I really knew Cleveland, but eventually I got an invitation to leave. A radio network came calling, but I didn't take the offer. My kids were young, and I had just been made news director of the television station where I worked. Had I taken the network offer, where would I have gone? What would have been my assignment? Could I have moved from that to television? Would I eventually have become a junketing correspondent, or a producer on the evening news? If it had ended too soon, where would I have been? What would I have done next? Would I have ever had the chances to learn about a place in the same way that I had gotten to know and understand Cleveland? Probably not.

Other opportunities came up from time to time, especially when the Morning Exchange was so hot. But I was having the ride of my life, doing more daily live television than anyone in the world. And, to borrow a line from Dorothy Fuldheim, I had a thousand friends.

So Linda and I are staying here. I don't want to wax rhapsodic; just put the case that we have so much people equity in Cleveland that we could never leave. Just as Bob Weaver has a life time of it in that little place in central West Virginia.

FRED GRIFFITH IS A NATIVE WEST VIRGINIAN

Emmy winner Fred Griffith is greater Cleveland's best known TV personality and newsman. He holds the national record for time on live TV, more than 13,700 hours. He has conducted over 40-thousand interviews, has written and produced scores of specials and documentaries, and has written and aired 2200 news commentaries.

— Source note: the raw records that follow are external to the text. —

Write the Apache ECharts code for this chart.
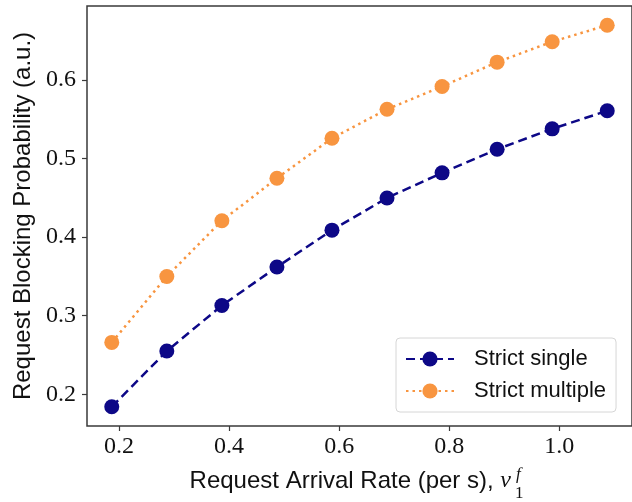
<!DOCTYPE html>
<html>
<head>
<meta charset="utf-8">
<script src="https://cdn.jsdelivr.net/npm/echarts@6/dist/echarts.min.js"></script>
<style>
  html, body { margin: 0; padding: 0; background: #fff; }
  #chart { width: 632px; height: 502px; }
</style>
</head>
<body>
<div id="chart"></div>
<script>
// Request arrival rates (per s) and blocking probabilities for both policies
const arrivalRates = [0.187, 0.287, 0.387, 0.487, 0.587, 0.687, 0.787, 0.887, 0.987, 1.087];
const strictSingle = [0.184, 0.255, 0.313, 0.362, 0.409, 0.450, 0.482, 0.512, 0.538, 0.561];
const strictMultiple = [0.266, 0.350, 0.421, 0.475, 0.526, 0.563, 0.592, 0.623, 0.649, 0.670];
const seriesNames = ['Strict single', 'Strict multiple'];
const xTicks = [0.2, 0.4, 0.6, 0.8, 1.0];
const yTicks = [0.2, 0.3, 0.4, 0.5, 0.6];

const SANS = '"Liberation Sans", Arial, sans-serif';
const SERIF = '"Liberation Serif", "Times New Roman", serif';
const SPINE = '#3a3a3a';

const chart = echarts.init(document.getElementById('chart'), null, { renderer: 'canvas' });

const pairs = (xs, ys) => xs.map((x, i) => [x, ys[i]]);

chart.setOption({
  animation: false,
  backgroundColor: '#fff',
  grid: {
    left: 87, top: 6, right: -4, bottom: 76,
    show: true, borderColor: SPINE, borderWidth: 1.5, backgroundColor: 'transparent'
  },
  xAxis: {
    type: 'value',
    min: 0.142, max: 1.132,
    axisLine: { show: false },
    splitLine: { show: false },
    axisTick: { show: true, length: 5, customValues: xTicks, lineStyle: { color: SPINE, width: 1.2 } },
    axisLabel: {
      customValues: xTicks, margin: 9,
      formatter: v => v.toFixed(1),
      fontFamily: SERIF, fontSize: 24, color: '#111'
    }
  },
  yAxis: {
    type: 'value',
    min: 0.1595, max: 0.6945,
    name: 'Request Blocking Probability (a.u.)',
    nameLocation: 'middle', nameRotate: 90, nameGap: 52,
    nameTextStyle: { fontFamily: SANS, fontSize: 24, color: '#111' },
    axisLine: { show: false },
    splitLine: { show: false },
    axisTick: { show: true, length: 5, customValues: yTicks, lineStyle: { color: SPINE, width: 1.2 } },
    axisLabel: {
      customValues: yTicks, margin: 11,
      formatter: v => v.toFixed(1),
      fontFamily: SERIF, fontSize: 24, color: '#111'
    }
  },
  legend: {
    data: seriesNames,
    orient: 'vertical',
    left: 396, top: 338,
    padding: [10, 10, 10, 9],
    itemWidth: 48, itemHeight: 19, itemGap: 10,
    backgroundColor: '#fff',
    borderColor: '#d6d6d6', borderWidth: 1, borderRadius: 4,
    textStyle: { fontFamily: SANS, fontSize: 22, lineHeight: 22, color: '#111', padding: [0, 0, 0, 15] }
  },
  graphic: [
    {
      type: 'text', x: 511, y: 481,
      style: {
        text: '{t|Request Arrival Rate (per s), }{nu|ν}',
        align: 'right', verticalAlign: 'middle',
        rich: {
          t: { fontFamily: SANS, fontSize: 24, fill: '#111' },
          nu: { fontFamily: SERIF, fontStyle: 'italic', fontSize: 24, fill: '#111' }
        }
      }
    },
    {
      type: 'text', x: 515, y: 494,
      style: { text: '1', fontFamily: SERIF, fontSize: 17, fill: '#111', align: 'left', verticalAlign: 'middle' }
    },
    {
      type: 'text', x: 516, y: 475,
      style: { text: 'f', fontFamily: SERIF, fontStyle: 'italic', fontSize: 17, fill: '#111', align: 'left', verticalAlign: 'middle' }
    }
  ],
  series: [
    {
      name: seriesNames[0],
      type: 'line',
      data: pairs(arrivalRates, strictSingle),
      symbol: 'circle', symbolSize: 15,
      itemStyle: { color: '#0d0887' },
      lineStyle: { color: '#0d0887', width: 2.5, type: [9, 5] }
    },
    {
      name: seriesNames[1],
      type: 'line',
      data: pairs(arrivalRates, strictMultiple),
      symbol: 'circle', symbolSize: 15,
      itemStyle: { color: '#f89540' },
      lineStyle: { color: '#f89540', width: 2.5, type: [2.5, 4] }
    }
  ]
});
</script>
</body>
</html>
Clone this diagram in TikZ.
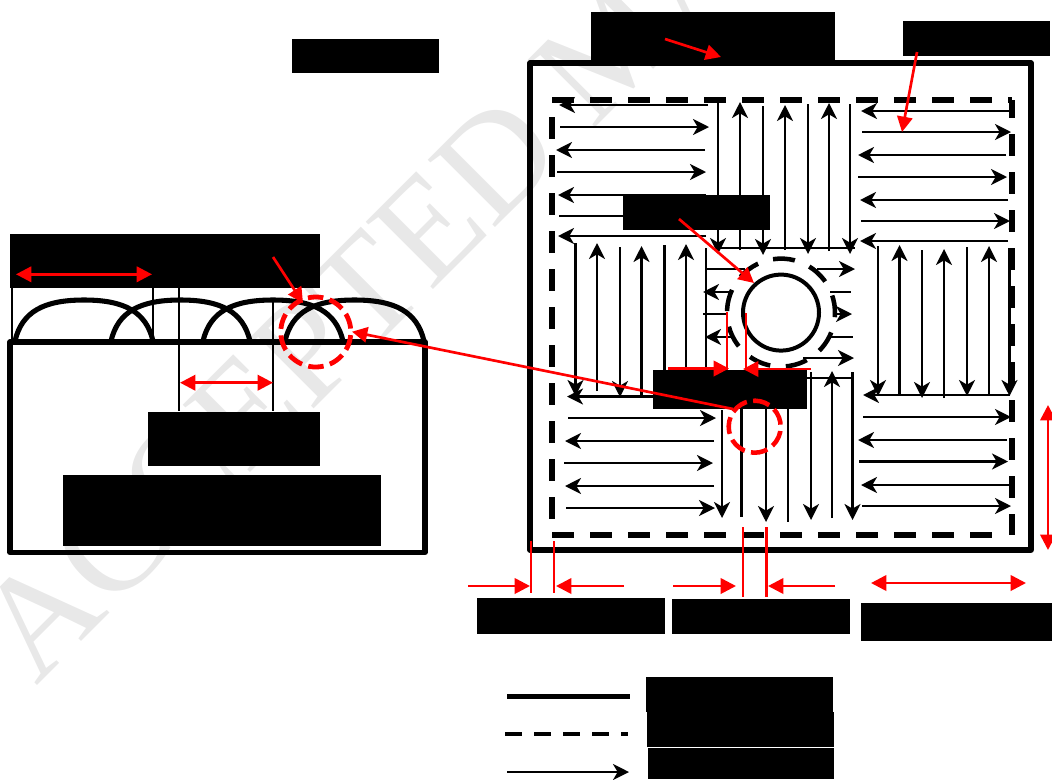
\documentclass[tikz,border=0pt]{standalone}
\usepackage{fontspec}
\setmainfont{Liberation Serif}
\usetikzlibrary{arrows.meta}
\definecolor{wm}{RGB}{232,232,232}
\tikzset{
  redact/.style={fill=black,draw=none,inner sep=0pt,outer sep=0pt,anchor=north west},
  thin line/.style={black,line width=1.5pt},
  frame line/.style={black,line width=3.8pt,line join=round,line cap=round},
  dash line/.style={black,line width=4pt,dash pattern=on 16.5pt off 12pt},
  flow/.style={black,line width=1.9pt,-{Stealth[length=12pt,width=12pt,inset=3.5pt]}},
  plain/.style={black,line width=1.9pt},
  redline/.style={red,line width=1.6pt},
  redtip/.style={red,line width=2pt,-{Triangle[length=11.5pt,width=11.5pt]}},
  redboth/.style={red,line width=2pt,{Triangle[length=11.5pt,width=11.5pt]}-{Triangle[length=11.5pt,width=11.5pt]}},
  wmark/.style={wm,font=\fontsize{109}{109}\selectfont,rotate=45,anchor=base west,inner sep=0pt},
}
\newcommand{\blk}[5]{\node[redact,minimum width={(#4-#2)*0.75pt},minimum height={(#5-#3)*0.75pt}] (#1) at (#2,#3) {};}
\begin{document}
\begin{tikzpicture}[x=0.75pt,y=-0.75pt]
\useasboundingbox (0,0) rectangle (1052,779);
\clip (0,0) rectangle (1052,779);
% watermark
\node[wmark] (watermark) at (36,687) {ACCEPTED MA};

% ===== left figure =====
\foreach \x/\a/\b in {12/288/341,153/288/341,178.5/288/411,272.5/300/411}
  \draw[thin line] (\x,\a) -- (\x,\b);
\draw[frame line] (10,342) rectangle (425,552.5);
\foreach \l/\r in {15/153,111/250,203/343,285/424}{
  \pgfmathsetmacro\m{(\l+\r)/2}
  \pgfmathsetmacro\d{(\r-\l)/2}
  \draw[frame line,line cap=butt] (\l,341) .. controls (\l+0.1*\d,311.5) and (\m-0.58*\d,300) .. (\m,300)
     .. controls (\m+0.58*\d,300) and (\r-0.1*\d,311.5) .. (\r,341);
}
\blk{leftA}{10}{234}{320}{288}
\blk{leftB}{148}{412}{320}{466}
\blk{leftC}{63}{475}{381}{546}
\blk{leftT}{292}{39}{439}{73}

% ===== right figure: black flows =====
\draw[frame line] (530,63) rectangle (1031,550);
% dashed boundary
\draw[dash line] (552,100) -- (1012,100);
\draw[dash line,dash phase=3pt] (1012,100) -- (1012,535);
\draw[dash line] (552,535) -- (1007,535);
\draw[dash line] (552,117) -- (552,520);
% horizontal arrows
\foreach \a/\y/\b in {
  708/105/559, 560/127/709, 705/150/556, 557/172/706, 706/195/558, 559/216/710, 706/236/558,
  1011/111/861, 862/132/1011, 1006/155/858, 858/177/1007, 1008/200/860, 861/221/1010, 1008/241/860,
  1010/395/863, 653/396.5/567,
  568/418/716, 714/441/565, 564/463/713, 714/486/565, 566/508/715,
  863/417/1011, 1007/440/858, 859/461.5/1008, 1012/485/861, 862/506/1011,
  817/269/855, 833/314/852, 803/358/854, 732/292/703, 735/337/705}
  \draw[flow] (\a,\y) -- (\b,\y);
% vertical arrows
\foreach \x/\a/\b in {
  718/100/254, 740/250/102, 763/106/255, 785/250/105, 808/104/254, 829/251/103, 850/104/254,
  878/246/396, 899.5/395/245, 922/250/398, 944/398/249, 967/247/396, 989/395/246, 1009.5/248/396,
  575.5/243/396, 597/391/243, 620/247/397, 641.5/395/246, 664.5/245/400, 686/390/244,
  722/410/518, 766/372/522, 811/372/520, 832/518/371, 852.5/372/520}
  \draw[flow] (\x,\a) -- (\x,\b);
% plain lines
\foreach \x/\a/\b in {706/248/372, 741.5/372/517, 788/372/522}
  \draw[plain] (\x,\a) -- (\x,\b);
\foreach \a/\y/\b in {718/248/855, 706/269/745, 830/292/851, 703/314/727, 827/337/853, 807/378/853}
  \draw[plain] (\a,\y) -- (\b,\y);

% central column
\node[circle,draw=black,line width=3pt,minimum size=57pt,inner sep=0pt,fill=white] (hub) at (781,312.6) {};
\draw[black,line width=3.4pt,dash pattern=on 16.5pt off 11.77pt] ([shift={(261.5:54)}]hub.center) arc[start angle=261.5,end angle=621.5,radius=54];

% black label boxes, right figure
\blk{topA}{591}{12}{835}{62}
\blk{topB}{903}{21}{1050}{56}
\blk{midA}{623}{195}{770}{230}
\blk{midB}{653}{370}{807}{409}
\blk{botA}{477}{598}{665}{634}
\blk{botB}{672}{599}{850}{634}
\blk{botC}{861}{603}{1052}{641}
\blk{legA}{646}{677}{833}{712}
\blk{legB}{647}{712}{834}{747}
\blk{legC}{648}{748.3}{834}{779}

% legend
\coordinate (l1a) at (507,696.3); \coordinate (l1b) at (630,696.3);
\coordinate (l2a) at (505,734); \coordinate (l2b) at (628,734);
\coordinate (l3a) at (507,772); \coordinate (l3b) at (629,772);
\draw[black,line width=4pt] (l1a) -- (l1b);
\draw[black,line width=3.2pt,dash pattern=on 12.75pt off 9pt] (l2a) -- (l2b);
\draw[flow] (l3a) -- (l3b);

% ===== red annotation =====
\coordinate (pA) at (665,39);   \coordinate (qA) at (721,57);
\coordinate (pB) at (917,52);   \coordinate (qB) at (902,132);
\coordinate (pC) at (679,219);  \coordinate (qC) at (754,283);
\draw[redtip] (pA) -- (qA);
\draw[redtip] (pB) -- (qB);
\draw[redtip] (pC) -- (qC);
% dimension ticks at bottom
\foreach \x/\a/\b in {531/541/593,554/541/593,743/527/597,766.5/527/597,727/312/370,746/313/370}
  \draw[redline] (\x,\a) -- (\x,\b);
\foreach \a/\y/\b in {468/586/530, 624/586/556, 673/586/736, 835/586/768, 668/368.5/729, 811/369/743}
  \draw[redtip] (\a,\y) -- (\b,\y);
\coordinate (dA) at (871,583);  \coordinate (dB) at (1026,583);
\coordinate (dC) at (1048,405); \coordinate (dD) at (1048,550);
\draw[redboth] (dA) -- (dB);
\draw[redboth] (dC) -- (dD);
% left figure dimensions
\coordinate (dE) at (16,274.3); \coordinate (dF) at (152,274.3);
\coordinate (dG) at (180,382.7);\coordinate (dH) at (273,382.7);
\draw[redboth] (dE) -- (dF);
\draw[redboth] (dG) -- (dH);
% red circles
\node[circle,draw=none,minimum size=52pt,inner sep=0pt] (zoomR) at (754.7,426.7) {};
\draw[red,line width=3.4pt,dash pattern=on 12.7pt off 4.8pt] ([shift={(215:26)}]zoomR.center) arc[start angle=215,end angle=575,radius=26];
\node[circle,draw=none,minimum size=52pt,inner sep=0pt] (zoomL) at (315.8,332) {};
\draw[red,line width=3.6pt,dash pattern=on 11.6pt off 4.9pt] ([shift={(257:35)}]zoomL.center) arc[start angle=257,end angle=617,radius=35];
% leaders
\coordinate (pD) at (273,257); \coordinate (qD) at (303,303);
\draw[redtip] (pD) -- (qD);
\coordinate (pE) at (733,409);  \coordinate (qE) at (352,331.7);
\draw[redtip] (pE) -- (qE);
\end{tikzpicture}
\end{document}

Fred Griffith has worked in Cleveland broadcasting since 1959. He is now with WKYC, the NBC affiliate in Cleveland. For 33 years he was with WEWS, as a reporter, news producer, news and public affairs director, and for over 26 years, host of the daily two hour Morning Exchange program. He is in the Cleveland Press Club Hall of Fame and holds the Distinguished Service Award from the Society for Professional Journalists and the Cleveland Association of Broadcasters Award for Excellence. In 1992 was inducted into the television academy's Silver Circle.

Griffith grew up working in his family's restaurant in Charleston, West Virginia. He majored in philosophy at West Virginia University. After service as an Air Force officer, he became a broadcast journalist, working as a radio news director in Charleston before moving to Cleveland.

He has been a serious climber and a long distance runner, and is among the small group of people who have stood at both the north and south poles. He has been to every continent.

He has worked with his wife, Linda, on five cookbooks.

He is a columnist for Currents, published by the Chagrin Valley Times.